# EXTRACTED DATA start

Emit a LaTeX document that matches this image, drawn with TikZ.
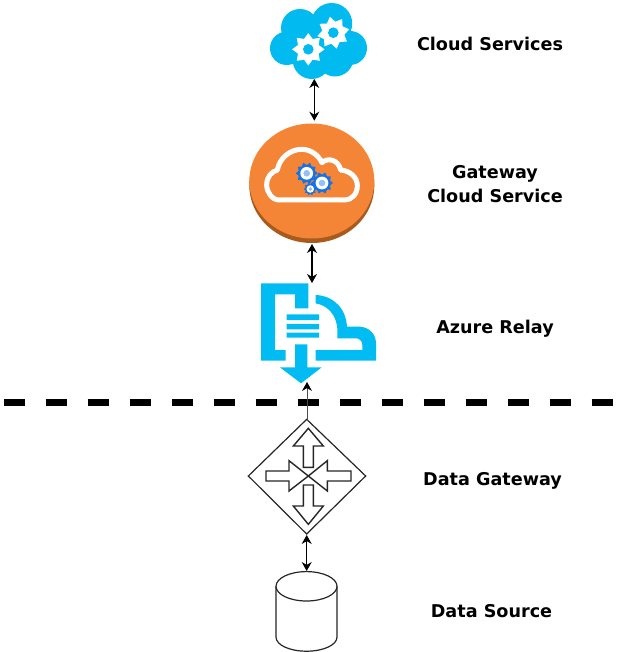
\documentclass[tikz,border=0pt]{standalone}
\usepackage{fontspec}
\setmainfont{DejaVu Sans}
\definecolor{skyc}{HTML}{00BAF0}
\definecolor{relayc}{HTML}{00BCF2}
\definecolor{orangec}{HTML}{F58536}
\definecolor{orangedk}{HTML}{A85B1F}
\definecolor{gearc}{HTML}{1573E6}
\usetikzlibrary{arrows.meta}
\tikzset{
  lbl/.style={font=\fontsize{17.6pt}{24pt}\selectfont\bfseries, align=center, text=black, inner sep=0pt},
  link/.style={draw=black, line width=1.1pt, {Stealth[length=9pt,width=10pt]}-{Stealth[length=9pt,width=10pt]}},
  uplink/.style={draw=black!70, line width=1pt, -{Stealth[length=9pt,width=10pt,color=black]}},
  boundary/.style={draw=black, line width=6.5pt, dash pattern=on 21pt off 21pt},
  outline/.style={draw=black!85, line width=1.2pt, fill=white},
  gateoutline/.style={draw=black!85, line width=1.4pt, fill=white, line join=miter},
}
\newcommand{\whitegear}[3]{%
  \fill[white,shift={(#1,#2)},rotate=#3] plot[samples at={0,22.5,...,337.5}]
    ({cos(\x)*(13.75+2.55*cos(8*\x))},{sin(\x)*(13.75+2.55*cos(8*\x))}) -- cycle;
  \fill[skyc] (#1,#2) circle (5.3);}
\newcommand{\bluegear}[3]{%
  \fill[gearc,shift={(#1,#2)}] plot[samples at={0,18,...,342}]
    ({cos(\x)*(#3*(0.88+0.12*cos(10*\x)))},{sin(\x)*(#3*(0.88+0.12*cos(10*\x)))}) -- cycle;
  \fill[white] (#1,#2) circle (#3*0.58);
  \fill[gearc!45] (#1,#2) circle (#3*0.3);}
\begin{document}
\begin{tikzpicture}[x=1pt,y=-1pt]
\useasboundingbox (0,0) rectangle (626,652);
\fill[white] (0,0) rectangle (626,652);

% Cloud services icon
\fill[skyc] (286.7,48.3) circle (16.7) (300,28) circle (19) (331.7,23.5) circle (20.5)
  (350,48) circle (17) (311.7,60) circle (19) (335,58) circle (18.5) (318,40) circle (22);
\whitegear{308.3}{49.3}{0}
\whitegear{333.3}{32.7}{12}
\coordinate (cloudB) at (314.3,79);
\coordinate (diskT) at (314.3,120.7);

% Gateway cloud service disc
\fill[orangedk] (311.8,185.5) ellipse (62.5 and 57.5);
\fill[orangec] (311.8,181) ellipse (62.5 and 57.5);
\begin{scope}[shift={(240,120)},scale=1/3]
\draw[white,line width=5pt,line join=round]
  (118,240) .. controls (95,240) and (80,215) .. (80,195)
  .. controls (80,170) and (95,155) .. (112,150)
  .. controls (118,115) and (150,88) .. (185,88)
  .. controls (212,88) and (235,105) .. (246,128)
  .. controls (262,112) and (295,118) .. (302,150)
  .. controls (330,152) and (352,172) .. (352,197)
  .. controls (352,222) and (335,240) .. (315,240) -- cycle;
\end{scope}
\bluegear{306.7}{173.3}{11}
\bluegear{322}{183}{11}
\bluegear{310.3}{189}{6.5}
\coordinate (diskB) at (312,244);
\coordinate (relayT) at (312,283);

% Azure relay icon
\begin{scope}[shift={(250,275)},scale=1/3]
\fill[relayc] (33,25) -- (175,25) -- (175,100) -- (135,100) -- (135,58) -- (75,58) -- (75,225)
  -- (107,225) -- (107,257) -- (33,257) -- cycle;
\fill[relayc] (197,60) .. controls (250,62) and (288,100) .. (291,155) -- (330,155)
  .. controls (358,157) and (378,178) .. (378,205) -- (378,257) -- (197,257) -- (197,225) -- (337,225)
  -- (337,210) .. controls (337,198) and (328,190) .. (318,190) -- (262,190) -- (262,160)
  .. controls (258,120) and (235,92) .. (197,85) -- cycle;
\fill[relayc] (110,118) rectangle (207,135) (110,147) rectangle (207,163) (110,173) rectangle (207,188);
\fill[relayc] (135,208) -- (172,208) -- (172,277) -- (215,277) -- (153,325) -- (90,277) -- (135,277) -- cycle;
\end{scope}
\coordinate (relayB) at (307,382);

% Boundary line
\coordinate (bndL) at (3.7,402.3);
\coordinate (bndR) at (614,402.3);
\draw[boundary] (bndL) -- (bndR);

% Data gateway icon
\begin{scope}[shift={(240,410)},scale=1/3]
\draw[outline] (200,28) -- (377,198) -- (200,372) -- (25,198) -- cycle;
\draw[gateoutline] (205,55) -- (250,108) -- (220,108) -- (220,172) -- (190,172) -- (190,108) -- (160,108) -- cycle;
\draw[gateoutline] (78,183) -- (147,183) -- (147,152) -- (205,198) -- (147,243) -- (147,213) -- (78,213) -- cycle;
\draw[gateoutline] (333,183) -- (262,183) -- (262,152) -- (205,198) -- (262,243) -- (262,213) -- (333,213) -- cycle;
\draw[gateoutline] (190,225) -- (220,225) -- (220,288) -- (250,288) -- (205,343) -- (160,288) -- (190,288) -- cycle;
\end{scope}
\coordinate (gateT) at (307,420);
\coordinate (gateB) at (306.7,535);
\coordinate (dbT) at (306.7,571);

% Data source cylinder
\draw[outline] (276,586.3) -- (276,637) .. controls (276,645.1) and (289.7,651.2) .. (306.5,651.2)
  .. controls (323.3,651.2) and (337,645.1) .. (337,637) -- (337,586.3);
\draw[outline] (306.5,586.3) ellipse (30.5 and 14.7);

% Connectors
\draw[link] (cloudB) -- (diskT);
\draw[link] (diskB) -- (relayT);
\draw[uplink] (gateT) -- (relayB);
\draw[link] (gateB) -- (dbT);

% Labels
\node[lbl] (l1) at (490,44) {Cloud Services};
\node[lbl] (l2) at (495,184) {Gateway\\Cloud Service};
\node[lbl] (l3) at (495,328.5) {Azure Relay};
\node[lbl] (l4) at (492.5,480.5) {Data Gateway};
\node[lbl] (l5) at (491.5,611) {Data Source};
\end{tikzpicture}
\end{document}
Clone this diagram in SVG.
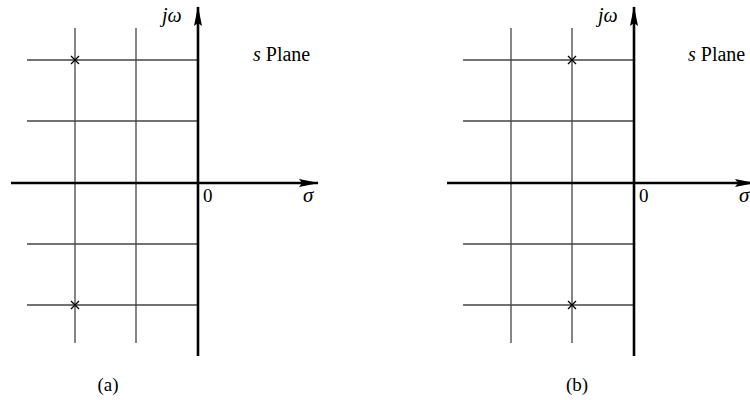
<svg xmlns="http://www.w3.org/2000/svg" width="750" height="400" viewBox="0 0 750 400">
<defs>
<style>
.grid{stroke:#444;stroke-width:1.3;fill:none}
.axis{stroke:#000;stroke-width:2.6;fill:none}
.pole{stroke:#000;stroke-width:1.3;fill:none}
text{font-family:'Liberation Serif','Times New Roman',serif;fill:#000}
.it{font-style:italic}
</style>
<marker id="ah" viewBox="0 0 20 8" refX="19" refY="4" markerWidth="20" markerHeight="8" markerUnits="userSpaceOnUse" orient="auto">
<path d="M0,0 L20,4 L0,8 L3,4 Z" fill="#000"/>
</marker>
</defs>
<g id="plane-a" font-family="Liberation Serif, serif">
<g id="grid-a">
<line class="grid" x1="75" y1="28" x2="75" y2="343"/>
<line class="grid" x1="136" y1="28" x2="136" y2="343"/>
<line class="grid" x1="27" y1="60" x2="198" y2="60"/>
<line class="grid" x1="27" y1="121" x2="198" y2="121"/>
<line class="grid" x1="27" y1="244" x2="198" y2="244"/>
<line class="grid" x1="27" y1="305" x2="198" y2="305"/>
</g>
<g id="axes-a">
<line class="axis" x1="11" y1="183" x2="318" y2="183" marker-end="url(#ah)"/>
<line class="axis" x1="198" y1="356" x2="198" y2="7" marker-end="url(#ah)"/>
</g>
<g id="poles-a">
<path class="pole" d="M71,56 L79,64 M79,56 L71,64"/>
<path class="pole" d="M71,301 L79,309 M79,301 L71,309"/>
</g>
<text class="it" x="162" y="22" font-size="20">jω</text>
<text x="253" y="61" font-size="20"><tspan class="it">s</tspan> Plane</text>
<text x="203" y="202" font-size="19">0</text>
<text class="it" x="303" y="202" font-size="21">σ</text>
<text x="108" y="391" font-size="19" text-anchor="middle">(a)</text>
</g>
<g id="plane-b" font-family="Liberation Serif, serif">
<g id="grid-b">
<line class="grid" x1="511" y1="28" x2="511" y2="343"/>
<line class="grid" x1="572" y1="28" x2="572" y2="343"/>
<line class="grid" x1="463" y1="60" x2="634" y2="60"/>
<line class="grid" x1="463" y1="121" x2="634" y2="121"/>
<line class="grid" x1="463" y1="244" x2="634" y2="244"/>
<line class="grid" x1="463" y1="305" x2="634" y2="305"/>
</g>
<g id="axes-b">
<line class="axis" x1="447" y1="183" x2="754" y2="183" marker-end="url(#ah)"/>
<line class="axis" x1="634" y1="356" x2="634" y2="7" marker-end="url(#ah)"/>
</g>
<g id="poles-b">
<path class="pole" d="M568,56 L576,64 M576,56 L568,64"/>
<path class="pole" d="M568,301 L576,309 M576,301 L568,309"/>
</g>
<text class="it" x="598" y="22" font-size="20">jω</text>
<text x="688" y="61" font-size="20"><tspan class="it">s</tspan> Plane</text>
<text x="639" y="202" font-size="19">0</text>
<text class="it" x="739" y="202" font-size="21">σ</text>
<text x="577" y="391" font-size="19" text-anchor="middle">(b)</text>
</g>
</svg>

# EXTRACTED DATA end

# WHAT THE TASK ASKS
Exactly how many lines in the data above contain the word "this"? Respond with the number and nothing more.

# SOLUTION TO THE EXERCISE
2